Supplied material —
# # #

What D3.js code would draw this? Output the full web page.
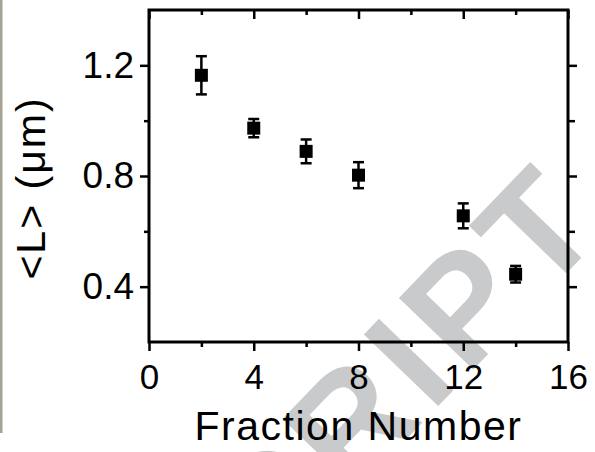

# # #

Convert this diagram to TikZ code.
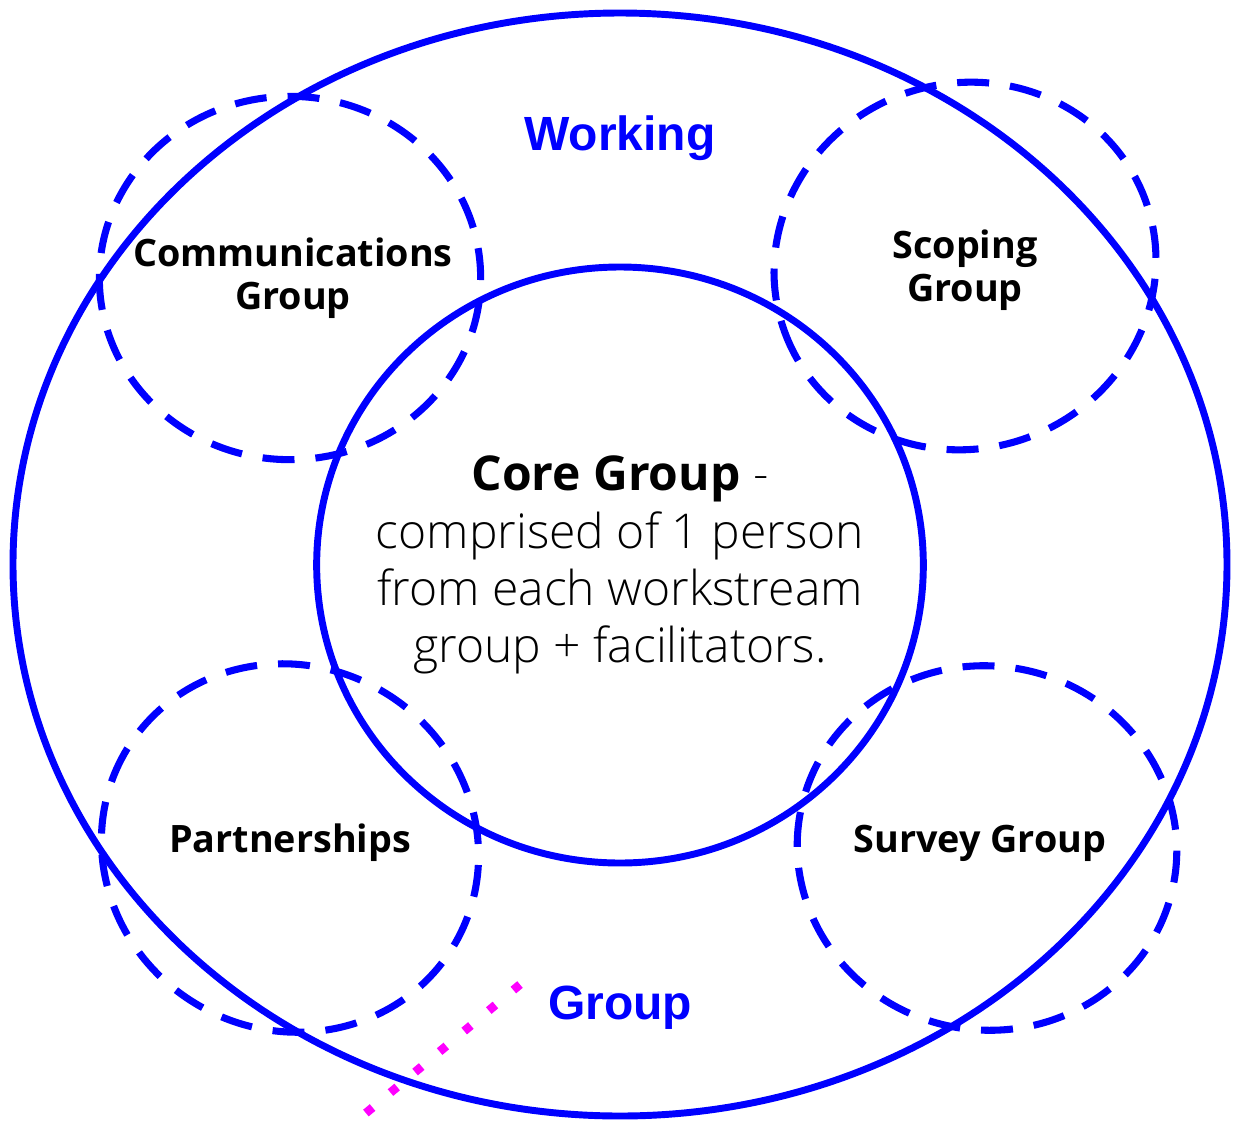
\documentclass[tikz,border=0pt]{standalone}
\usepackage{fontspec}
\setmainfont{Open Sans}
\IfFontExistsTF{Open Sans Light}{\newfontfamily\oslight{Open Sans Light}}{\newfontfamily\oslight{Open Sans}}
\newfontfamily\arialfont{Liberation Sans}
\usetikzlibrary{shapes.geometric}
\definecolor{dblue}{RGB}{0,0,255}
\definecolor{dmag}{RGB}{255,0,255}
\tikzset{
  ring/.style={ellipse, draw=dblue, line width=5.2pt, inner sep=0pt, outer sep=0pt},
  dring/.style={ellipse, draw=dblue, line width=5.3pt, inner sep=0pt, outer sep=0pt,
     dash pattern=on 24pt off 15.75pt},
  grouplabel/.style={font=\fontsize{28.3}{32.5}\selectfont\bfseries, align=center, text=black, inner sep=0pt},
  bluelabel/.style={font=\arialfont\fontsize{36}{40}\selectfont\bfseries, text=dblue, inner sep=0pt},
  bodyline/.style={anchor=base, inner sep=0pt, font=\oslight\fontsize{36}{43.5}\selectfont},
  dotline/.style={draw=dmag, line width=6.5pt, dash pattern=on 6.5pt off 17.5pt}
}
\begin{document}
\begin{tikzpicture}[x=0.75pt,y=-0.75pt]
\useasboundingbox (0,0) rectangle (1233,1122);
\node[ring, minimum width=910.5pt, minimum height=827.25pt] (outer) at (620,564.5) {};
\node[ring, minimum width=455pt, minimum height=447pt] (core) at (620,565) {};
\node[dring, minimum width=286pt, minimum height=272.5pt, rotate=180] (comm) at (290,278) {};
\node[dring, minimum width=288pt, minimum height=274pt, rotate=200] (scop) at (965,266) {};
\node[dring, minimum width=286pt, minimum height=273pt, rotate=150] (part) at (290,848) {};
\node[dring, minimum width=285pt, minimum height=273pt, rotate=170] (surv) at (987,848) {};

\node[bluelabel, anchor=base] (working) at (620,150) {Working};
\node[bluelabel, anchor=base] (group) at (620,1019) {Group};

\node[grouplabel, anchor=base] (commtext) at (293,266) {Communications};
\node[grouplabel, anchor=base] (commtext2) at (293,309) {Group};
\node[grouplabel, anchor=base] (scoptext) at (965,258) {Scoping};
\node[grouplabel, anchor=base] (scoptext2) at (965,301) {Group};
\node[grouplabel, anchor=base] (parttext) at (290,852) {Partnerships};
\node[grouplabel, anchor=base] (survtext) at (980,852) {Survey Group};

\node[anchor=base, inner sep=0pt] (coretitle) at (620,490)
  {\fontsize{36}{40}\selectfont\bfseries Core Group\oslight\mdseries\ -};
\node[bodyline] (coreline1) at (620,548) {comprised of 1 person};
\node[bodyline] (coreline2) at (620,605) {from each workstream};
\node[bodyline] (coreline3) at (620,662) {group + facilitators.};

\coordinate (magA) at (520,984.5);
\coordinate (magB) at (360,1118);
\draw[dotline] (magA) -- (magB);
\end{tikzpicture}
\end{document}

# # #

What the exercise asks —
Only a number is wanted: how many lines of the material include the word "this".

Expected output —
2